Wednesday, April 22, 2009

Highest Summit in Connecticut





Liam has been asking me to take him mountain climbing and so i obliged. errrr...i took him up Bear Mountain in Salisbury, CT. For those who know, it is not the highest point in CT, just the highest summit in the state. (for a complete summary of the issue visit CT Museum Quest.)

this 6.7 mile hike is one that i have taken innumerable times since being a boy scout. It rates as being a strenuous to moderately strenuous hike, but i figured that Liam could do it pretty easily. He ran a 5K over the summer so this would be walking twice as far, but in a greater period of time.

on the morning of the walk, we got up, had breakfast and packed snacks for the hike. mom even made peanut butter and jelly sandwiches. (Liam later commented while eating his sandwich: "is there anything that peanut butter doesn't make better?" truer words were never spoken and it reminded me of an old nike ad.)
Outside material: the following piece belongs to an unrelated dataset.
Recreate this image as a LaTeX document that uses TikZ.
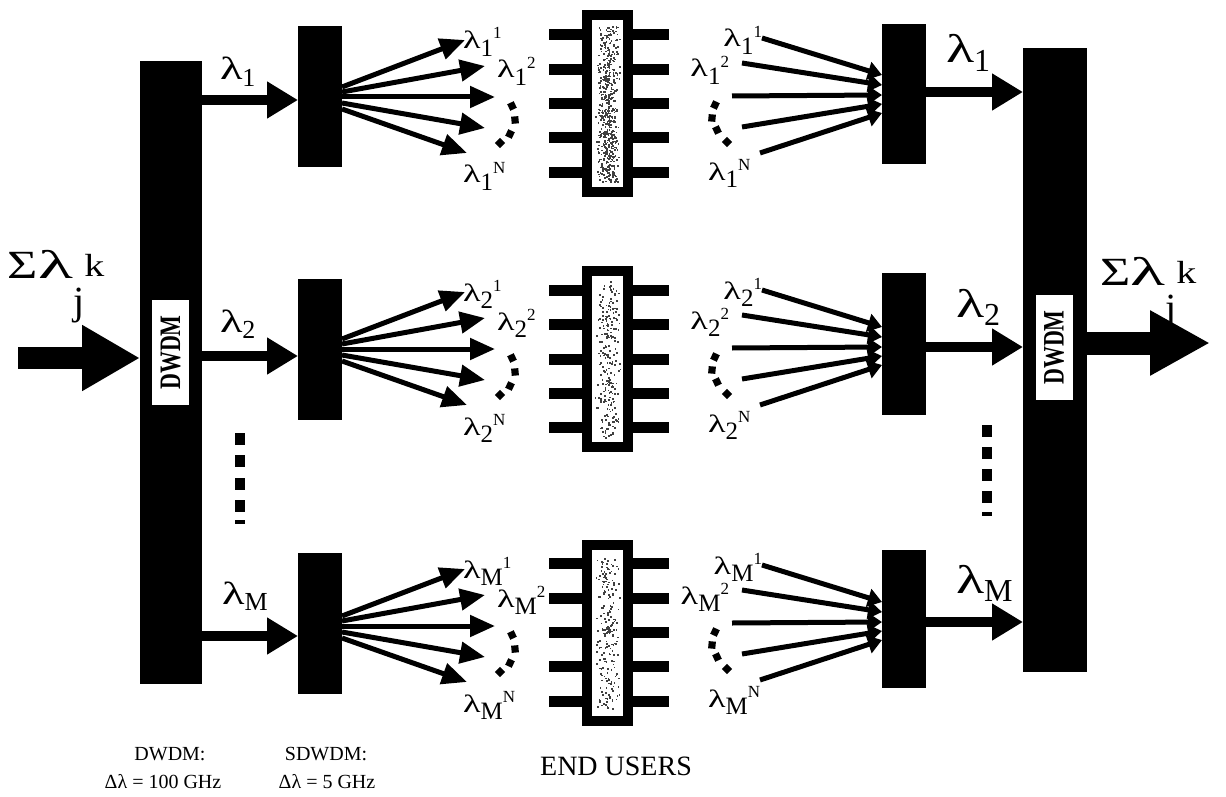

we started walking and were making descent time, but taking more breaks than i might have taken had i been by myself. at one point there was an opportunity to turn the walk into a loop or a straight up and down walk. i gave Liam the choice telling him that the loop was longer, thinking that he'd opt for the shorter trip, but i was mistaken. we took the loop (the Paradise trail for those "in the loop"). it is a great walk, with a steep final approach to the summit. Liam called it real rock climbing and he wasn't too far off.

at the summit we ate our sandwiches and drank some water. we sat on the monumet and took pictures. then hiked down. I should say here that I had an Anatomy and Physiology lab that night and was running late. the trail was about 2 hours away from school and i was getting pretty stinky from hiking. that said, i wanted to get off the mountain as soon as possible. we hiked and liam got tired. the last hour of the hike was hard on him he lacked the real profanity, but his attitude was "F-you and F this F-ing hike." I wanted to tell him that his mom has said that to me many times on hikes, but i didn't want to fuel his fire.

in the end, we got back to the car and i showed him how taking off his boots and socks feels so much better and i raced him home to put on deodorant and a clean t-shirt and race to lab. i got to lab an hour late and people were actually almost done when i arrived.

a walk that takes me 3 hours by myself took us 6, but it was a great 6 hours and i hope that Liam remembers it that way too.